Le co-développement en est une. Ses principaux objectifs sont louables et les résultats des premières expériences concluantes. Il est vrai que l'originalité de cette politique tient dans le fait que les migrants deviennent les acteurs conscients du développement de leur pays d'origine. Mais cette solution pose aussi de nombreux problèmes.

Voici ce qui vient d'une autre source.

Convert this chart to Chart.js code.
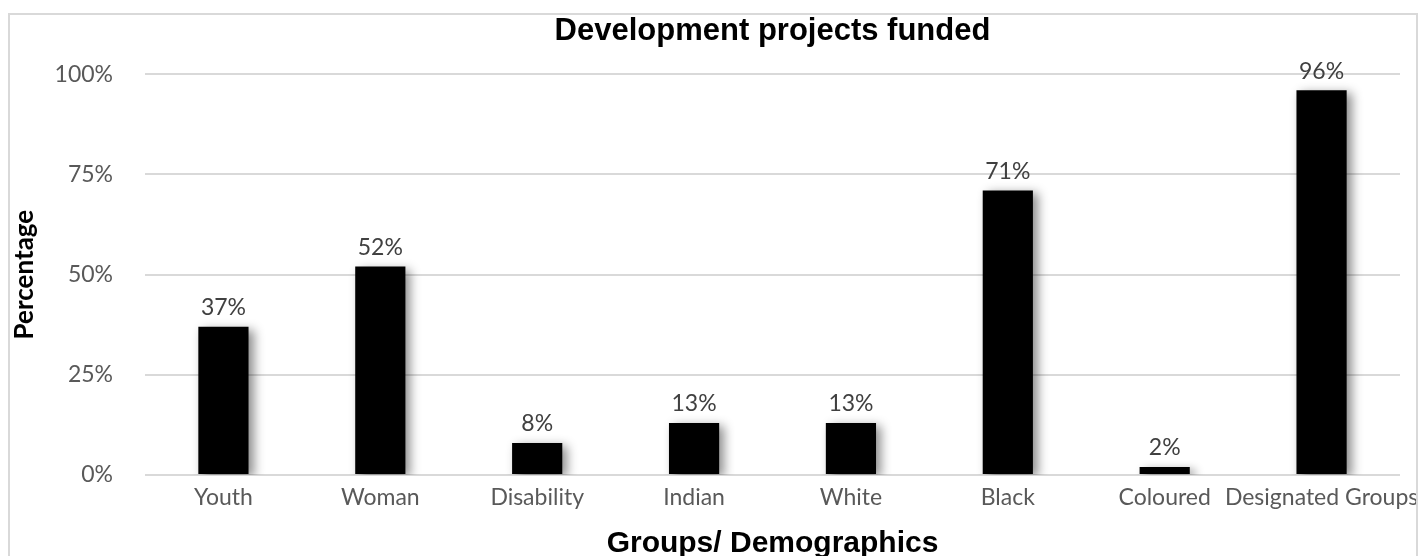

Les personnes, dont les pays d'origine ont le plus grand besoin dans le domaine de la santé et de l'éducation, par exemple, voudront-elles repartir dans leur pays où les niveaux de vie sont bien moins élevés ? Est-il réaliste d'imaginer maîtriser et organiser les flux migratoires ? En fait, ce système peut se trouver à l'origine de la fixation de contingents de migrants temporaires, principe qui peut déboucher sur «l'immigration zéro». Le retour au pays de personnes diplômées dans le pays d'accueil ne va-t-il pas créer des inégalités avec celles qui ont été formées sur place ? Le système ne va-t-il pas créer de nouvelles castes, de nouvelles inégalités ? Comment contrôler le bon usage des flux financiers ?
Nous devrions avant tout étudier les causes de la venue d'un aussi grand nombre d'immigrés. Ces personnes ne viennent-elles pas chez nous tout simplement parce qu'elles ne peuvent vivre chez elles de ce qu'elles produisent ? En effet, nos pays achètent les produits de leur pays à des prix dérisoires. Jamais les pays dits «développés» n'ont été aussi riches ! Et pourtant jamais leurs sociétés n'ont été aussi inégalitaires ! Cela se retrouve dans les rapports Nord-Sud. Voilà une des sources du problème.
Le co-développement n'est pas une mauvaise chose en soi, mais il ne faut pas que les pays développés laissent tomber les pays dont sont originaires les migrants. Surtout, il est urgentissime de développer en parallèle, à grande échelle, le commerce équitable et le développement économique et environnemental durable afin que ces pays puissent se développer librement, selon leurs aspirations et leurs cultures de base. »
A l'issue du débat, M. Rudy Salles a repris la parole pour répondre aux orateurs :
« Je répondrai d'abord aux orateurs qui ont évoqué les problèmes de Ceuta et de Melilla. Nous y sommes naturellement très attentifs et unanimes pour reconnaître les difficultés.
En revanche, il est un point que je comprends mal dans ces interventions. Nous travaillons sur ce rapport depuis plus d'un an. Il a été longuement débattu en commission des migrations et adopté à l'unanimité. Aucun amendement n'a été déposé. Je veux bien que certains considèrent que ce texte ne convient pas, mais tous les moyens de l'améliorer existaient. La commission des migrations, où tous les groupes sont représentés, a voté unanimement en faveur de ce rapport. Il existe donc un décalage entre sa position et ce que nous avons perçu pendant les travaux, qui ont d'ailleurs été très longs et durant lesquels nous avons pu largement consulter, ce qui était en effet tout à fait nécessaire.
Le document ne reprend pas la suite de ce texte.